Even small gaps—fractions of a millimetre—can cause a measurable drop in holding force. In many designs, that effect is larger than switching magnet grades.
The “10 lb magnet” assumption
One of the most common misunderstandings is matching load directly to pull force.
For example, selecting a 10 lb pull-force magnet to hold a 10 lb part sounds reasonable at first glance. In practice, it rarely works that way.
Real systems are dynamic. They experience vibration, impact, misalignment, and gradual wear over time. Each of these reduces the effective holding margin.
This is why engineers typically design with significant margin rather than matching ratings directly to loads.
When geometry matters more than grade
There is a tendency to treat magnet grade as the primary design decision. N52 is often assumed to be the default “strongest option.”
But in many assemblies, geometry has a larger impact than grade.
Increasing contact area, improving alignment, or changing magnet shape can produce a more noticeable improvement than upgrading from N42 to N52.
We often see better performance gains from minor geometric changes than from switching to a higher grade magnet.
Shear vs pull: where most real applications differ
Pull force is measured perpendicular to the surface, but many applications load magnets in shear instead.
This changes everything. In shear loading, friction and surface condition play a major role in performance.
A magnet that looks strong in a pull test may behave very differently when used as a latch, holder, or sliding restraint.
Using Magfine’s Pull Force Calculator
At the early stage of a design, you don’t need perfect accuracy. You need a reliable starting point to compare options and narrow down choices.
This is where Magfine’s Magnetic Pull Force Calculator becomes useful.

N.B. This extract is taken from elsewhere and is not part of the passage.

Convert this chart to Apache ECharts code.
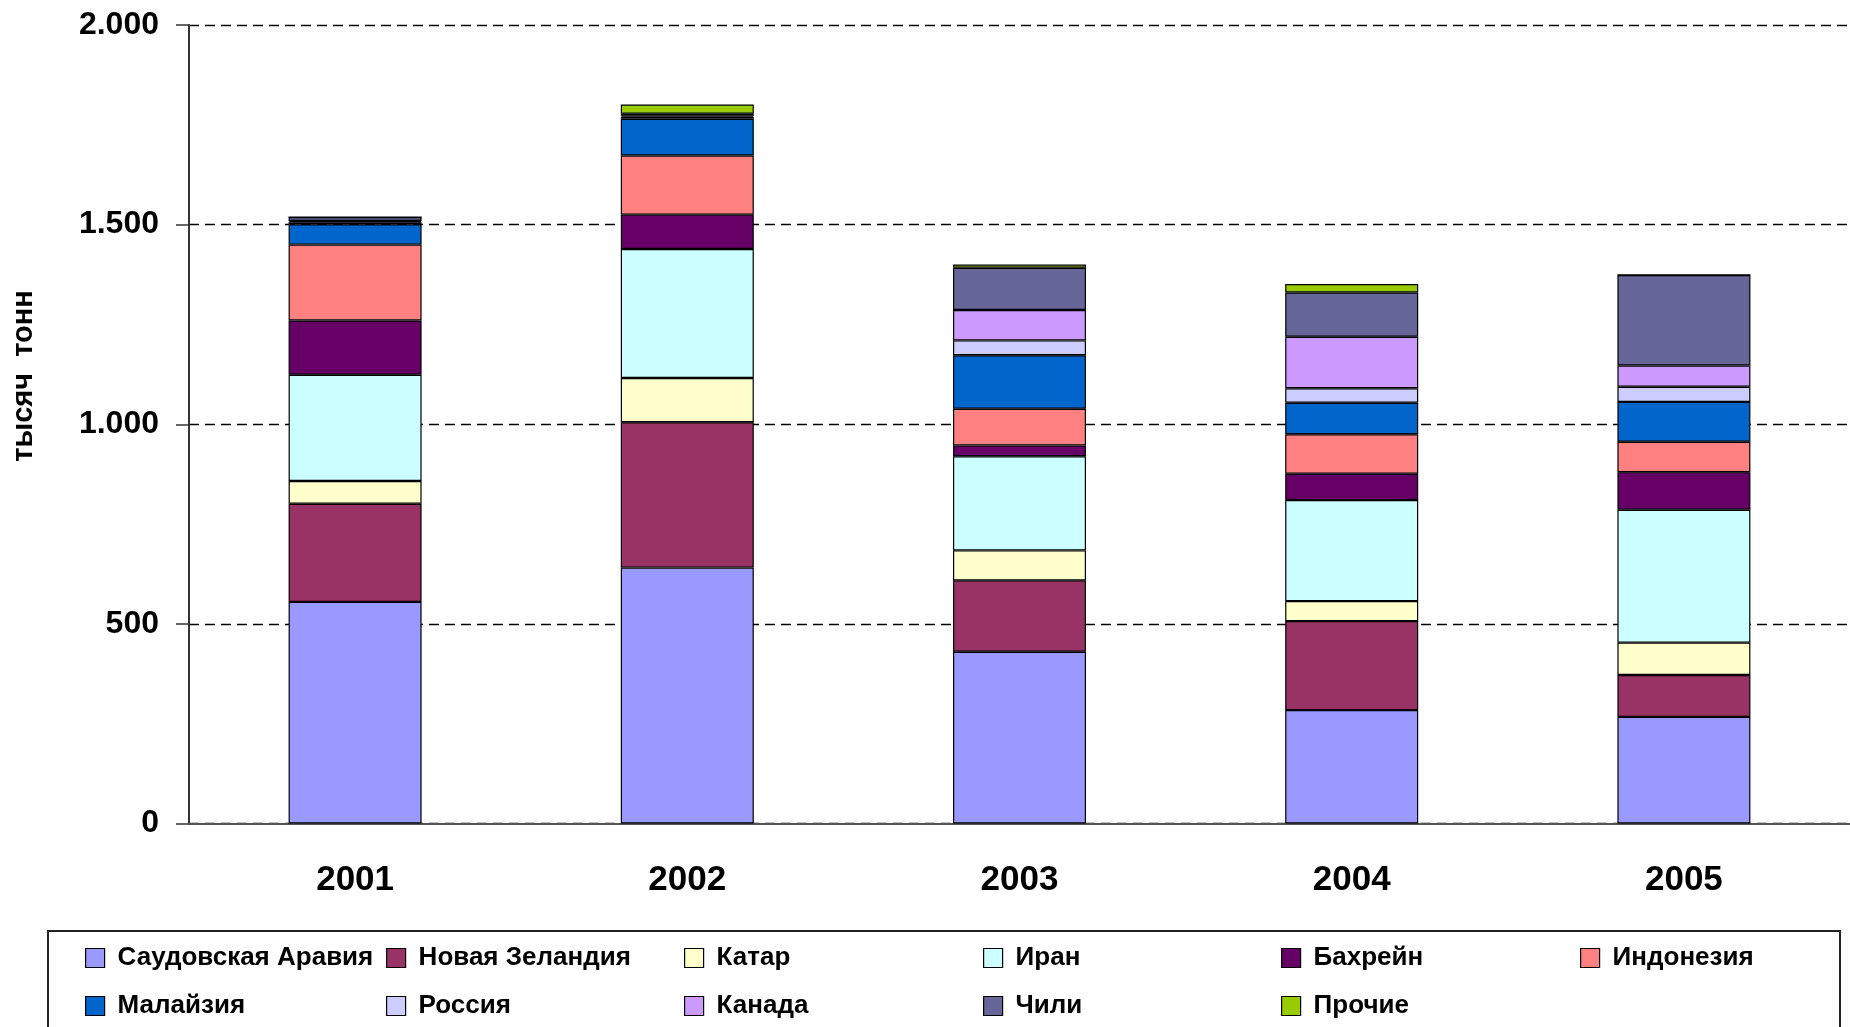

It allows you to estimate theoretical pull force based on magnet size and configuration, which helps with early-stage decision making before committing to prototypes.
Calculator results assume ideal conditions. Real-world performance depends on air gaps, surface finish, steel thickness, temperature, and assembly geometry.
In practice, we recommend using the calculator to narrow down options quickly, then validating the final selection through prototype testing once the design stabilizes.
Magnetic Pull Force Calculator
Start with an estimate, then refine through testing. This is usually the fastest path to a reliable design.
Use the CalculatorWhere calculations stop being enough
At some point in nearly every project, there is a gap between calculated performance and observed performance.
This is usually where physical testing becomes more valuable than further calculation.
We’ve seen cases where everything looked correct on paper, but a small design detail, like a coating layer or slight misalignment, changed the outcome significantly.
Prototyping tends to reveal these issues quickly, which is why most experienced teams move to physical samples earlier than expected.
How engineers typically approach magnet selection
In practice, magnet selection is rarely a single-step calculation. It is an iterative process.
Most teams start with a target load, estimate a range using tools like a calculator, then refine based on physical testing and assembly constraints.
The goal is not to find the theoretical maximum. It is to find a stable, repeatable configuration that works in the actual product environment.
Final thoughts
Pull-force ratings are helpful, but they should not be treated as definitive design values.
Once a magnet is integrated into a real system, geometry, surface conditions, and assembly details often matter just as much as the specification itself.
If you approach magnet selection as a combination of estimation and validation rather than a single calculation, you will usually reach a reliable design faster—and with fewer surprises along the way.